While it's great when clients are proactive in terms of learning about the market, it can be tough to deal with when the client starts telling you (the realtor) how the industry works.

Know-it-alls often become a problem when it comes to setting the sale price of a home. He is adamant that he knows the market value of his house, and says that there's no chance that he'll lower the price. Besides, he says, he knows someone who recently got an offer for more than the asking price, so there!

When dealing with a know-it-all, you'll have to haggle with the client to get the property listed for a reasonable price. Otherwise the house won't sell, and both of you will end up wasting your time.

But how do you win over a know-it-all? Agree with him. The know-it-all wants to feel heard and respected. If you try to argue with him about his industry knowledge, he'll respond defensively, and you'll end up at an unpleasant stand-still. Egos will get involved, and it won't be pretty.

As the agent, you need to let your client know that you're impressed with his initiative and know-how. Make him feel like he's making a valuable contribution by sharing his knowledge with you and you'll find that he's suddenly more open to your suggestions. It's also important to show the know-it-all comparable properties in the area so that he can see for himself what other homes are selling for in the current market.
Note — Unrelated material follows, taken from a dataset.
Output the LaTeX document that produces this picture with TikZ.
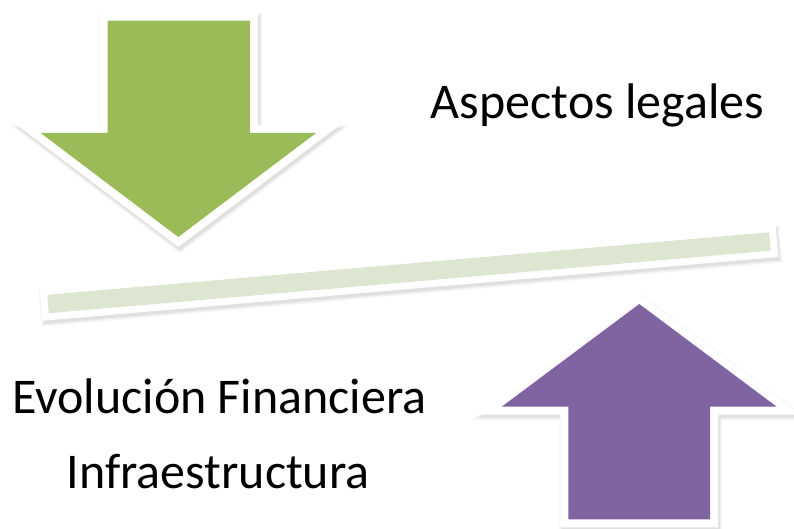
\documentclass[tikz,border=0pt]{standalone}
\usepackage{fontspec}
\setmainfont{Carlito}
\definecolor{arrowgreen}{HTML}{9BBB59}
\definecolor{arrowpurple}{HTML}{8064A2}
\definecolor{barfill}{HTML}{DDE6D0}
\tikzset{
  shadowlayer/.style={draw=black!#1, fill=black!#1, line join=miter},
  framed/.style={draw=white, line width=16pt, line join=miter},
  label/.style={font=\fontsize{50}{56}\selectfont, text=black, anchor=base, inner sep=0pt}
}
\begin{document}
\begin{tikzpicture}[x=1pt,y=-1pt]
\useasboundingbox (0,0) rectangle (794,529);
% ---------- green down arrow ----------
\def\greenarrow{(107.7,20.7) -- (250,20.7) -- (250,133) -- (316,133) -- (178.3,237) -- (40.7,133) -- (107.7,133) -- cycle}
\begin{scope}[shift={(1.5,3)}]
  \path[shadowlayer=4, line width=21pt] \greenarrow;
  \path[shadowlayer=8, line width=18pt] \greenarrow;
  \path[shadowlayer=12, line width=16pt] \greenarrow;
\end{scope}
\path[framed, fill=white] \greenarrow;
\path[fill=arrowgreen] \greenarrow;
% ---------- purple up arrow ----------
\def\purplearrow{(639.3,304) -- (776.7,406.7) -- (710,406.7) -- (710,519.3) -- (568.3,519.3) -- (568.3,406.7) -- (501.7,406.7) -- cycle}
\begin{scope}[shift={(1.5,3)}]
  \path[shadowlayer=4, line width=21pt] \purplearrow;
  \path[shadowlayer=8, line width=18pt] \purplearrow;
  \path[shadowlayer=12, line width=16pt] \purplearrow;
\end{scope}
\path[framed, fill=white] \purplearrow;
\path[fill=arrowpurple] \purplearrow;
% ---------- tilted bar ----------
\def\barshape{(47.26,294.84) -- (769.16,232.32) -- (770.75,250.66) -- (48.85,313.18) -- cycle}
\begin{scope}[shift={(1.5,3)}]
  \path[shadowlayer=4, line width=19pt] \barshape;
  \path[shadowlayer=8, line width=16pt] \barshape;
  \path[shadowlayer=12, line width=14pt] \barshape;
\end{scope}
\path[draw=white, line width=14pt, line join=miter, fill=white] \barshape;
\path[fill=barfill] \barshape;
% ---------- texts ----------
\node[label] (legal) at (597.5,119) {Aspectos legales};
\node[label] (finan) at (219.5,413) {Evolución Financiera};
\node[label] (infra) at (218,488) {Infraestructura};
\end{tikzpicture}
\end{document}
By showing him the reality of the market, you can make great strides in getting him to trust you as the professional that you are.

The Entitled Buyer

An entitled buyer is a client who expects you to jump through hoops for her. She feels that it's her right to call you any time day or night, will ask for impromptu home tours, and has a never-satisfied attitude. Yes, everyone in the customer service industry has met this person.
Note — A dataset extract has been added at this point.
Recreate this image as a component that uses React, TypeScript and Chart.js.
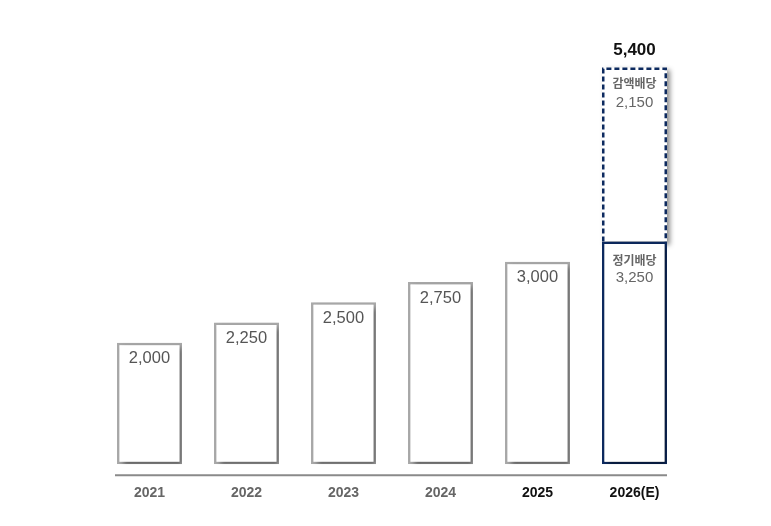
import { useEffect, useRef } from "react";
import { Chart, registerables } from "chart.js";

Chart.register(...registerables);

const categories = ["2021", "2022", "2023", "2024", "2025", "2026(E)"];
const regularDividend = [2000, 2250, 2500, 2750, 3000, 3250];
const reductionDividend = [null, null, null, null, null, 2150];
const totalDividend = [2000, 2250, 2500, 2750, 3000, 5400];
const segmentNames = ["정기배당", "감액배당"];
const axisMin = 500;
const axisMax = 5800;

const GREY = "#a9a9a9";
const NAVY = "#0d2a5f";
const FONT = "'Liberation Sans', 'Noto Sans CJK KR', sans-serif";
const KFONT = "'Noto Sans CJK KR', sans-serif";

const fmt = (v: number) => v.toLocaleString("en-US");

const barPlugin = {
  id: "barDecor",
  beforeDatasetsDraw(chart: any) {
    const ctx = chart.ctx;
    ctx.save();
    ctx.shadowColor = "rgba(0,0,0,0.45)";
    ctx.shadowBlur = 5;
    ctx.shadowOffsetX = 3;
    ctx.shadowOffsetY = 3;
  },
  afterDatasetsDraw(chart: any) {
    const ctx = chart.ctx;
    ctx.restore();
    const area = chart.chartArea;
    const last = categories.length - 1;

    // baseline rule below the bars
    ctx.save();
    ctx.strokeStyle = "#8a8a8a";
    ctx.lineWidth = 2;
    ctx.beginPath();
    ctx.moveTo(area.left + 14, area.bottom + 11);
    ctx.lineTo(area.right - 16, area.bottom + 11);
    ctx.stroke();
    ctx.restore();

    const m0 = chart.getDatasetMeta(0);
    const m1 = chart.getDatasetMeta(1);

    // dashed outline of the top segment
    const top = m1.data[last];
    if (top) {
      const p = top.getProps(["x", "y", "base", "width"], true);
      const lw = 2.5;
      const l = p.x - p.width / 2 + lw / 2;
      const r = p.x + p.width / 2 - lw / 2;
      const t = p.y + lw / 2;
      ctx.save();
      ctx.strokeStyle = NAVY;
      ctx.lineWidth = lw;
      ctx.setLineDash([5, 3]);
      ctx.beginPath();
      ctx.moveTo(l, p.base);
      ctx.lineTo(l, t);
      ctx.lineTo(r, t);
      ctx.lineTo(r, p.base);
      ctx.stroke();
      ctx.restore();
    }

    ctx.save();
    ctx.textAlign = "center";
    ctx.textBaseline = "middle";
    m0.data.forEach((bar: any, i: number) => {
      const p = bar.getProps(["x", "y"], true);
      ctx.fillStyle = "#555555";
      if (i < last) {
        ctx.font = `16.5px ${FONT}`;
        ctx.fillText(fmt(regularDividend[i]), p.x, p.y + 16);
      } else {
        ctx.fillStyle = "#666666";
        ctx.font = `bold 12px ${KFONT}`;
        ctx.fillText(segmentNames[0], p.x, p.y + 19);
        ctx.font = `15px ${FONT}`;
        ctx.fillText(fmt(regularDividend[i]), p.x, p.y + 36);
      }
    });
    if (top) {
      const p = top.getProps(["x", "y"], true);
      ctx.fillStyle = "#666666";
      ctx.font = `bold 12px ${KFONT}`;
      ctx.fillText(segmentNames[1], p.x, p.y + 16);
      ctx.font = `15px ${FONT}`;
      ctx.fillText(fmt(reductionDividend[last] as number), p.x, p.y + 35);
      ctx.fillStyle = "#111111";
      ctx.font = `bold 17px ${FONT}`;
      ctx.fillText(fmt(totalDividend[last]), p.x, p.y - 17);
    }
    ctx.restore();
  },
};

export default function App() {
  const ref = useRef<HTMLCanvasElement | null>(null);

  useEffect(() => {
    if (!ref.current) return;
    const last = categories.length - 1;
    const chart = new Chart(ref.current, {
      type: "bar",
      data: {
        labels: categories,
        datasets: [
          {
            label: segmentNames[0],
            data: regularDividend,
            base: axisMin,
            backgroundColor: "#ffffff",
            borderColor: categories.map((_, i) => (i === last ? NAVY : GREY)),
            borderWidth: 2.5,
            borderSkipped: false,
            barPercentage: 0.67,
            categoryPercentage: 1,
          } as any,
          {
            label: segmentNames[1],
            data: reductionDividend,
            backgroundColor: "#ffffff",
            borderWidth: 0,
            borderSkipped: false,
            barPercentage: 0.67,
            categoryPercentage: 1,
          } as any,
        ],
      },
      options: {
        animation: false,
        responsive: false,
        maintainAspectRatio: false,
        layout: { padding: { left: 101, right: 88, top: 35, bottom: 3 } },
        plugins: { legend: { display: false }, tooltip: { enabled: false } },
        scales: {
          x: {
            stacked: true,
            grid: { display: false, drawTicks: false },
            border: { display: false },
            ticks: {
              padding: 21,
              font: { family: FONT, size: 14, weight: "bold" },
              color: categories.map((_, i) => (i >= last - 1 ? "#111111" : "#666666")),
            },
          },
          y: {
            stacked: true,
            display: false,
            min: axisMin,
            max: axisMax,
          },
        },
      },
      plugins: [barPlugin],
    });
    return () => chart.destroy();
  }, []);

  return (
    <div style={{ position: "fixed", left: 0, top: 0, width: 771, height: 526, background: "#fff" }}>
      <canvas ref={ref} width={771} height={526} style={{ width: 771, height: 526, display: "block" }} />
    </div>
  );
}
As with the know-it-all, listening to an entitled client and appearing to agree with her is your best bet in terms of maintaining a cordial relationship. However, it's important to set boundaries early on.

Set parameters for your dealings, and tell her it's inappropriate to call you after 9pm or on holidays. If you aren't firm with your boundaries, you're giving the entitled buyer a green light to walk all over you. You have other clients, and family and friends who need your attention also, so don't give all your energy to this one person.

The Browser & the Indecisive Seller

The browser is a buyer with a "just looking" attitude. He attends open houses, gets information from multiple real estate agents, and then never contacts the realtors again.

The browser is a frustrating client to deal with because he isn't actually a client. You may spend time doing work for him, but the reality is that he has no intention of buying.

If a buyer gives you the impression that he or she is just mulling around the idea of purchasing real estate, give them your contact information and be friendly, but don't go out of your way to do work for them; they could be wasting your time. It's best to follow-up with a simple email or a telephone call so that you keep them as a potential client, but you're not utilizing a lot of your time and energy to do so.

A close cousin of the browser is the indecisive seller. This is a client who says that he wants to sell his home, but hasn't quite made up his mind yet. He may get a lot of information from you, only to decide that he'd prefer to go the FSBO route, or he decides not to sell after all.

Like the browser, the indecisive seller may see a real estate agent as a free resource; a person that he can tap for information, with no obligation to pay.

Indecisive sellers are a tricky bunch to deal with because you won't truly know if they're committed to the sale until after you've put in a lot of work. If you think you have an indecisive seller on your hands, give them a solid sales pitch, and be ready to follow up with them. You want to stay on their minds so that if they do decide to sell, they'll turn to you and not to somebody else.

Remember that all clients—including the difficult ones—deserve to be treated with respect and consideration. Communicate with them regularly, and always make sure that they feel like they've been heard. This simple act of attentive listening can turn even the most difficult client into a lifelong customer and a solid source for referrals.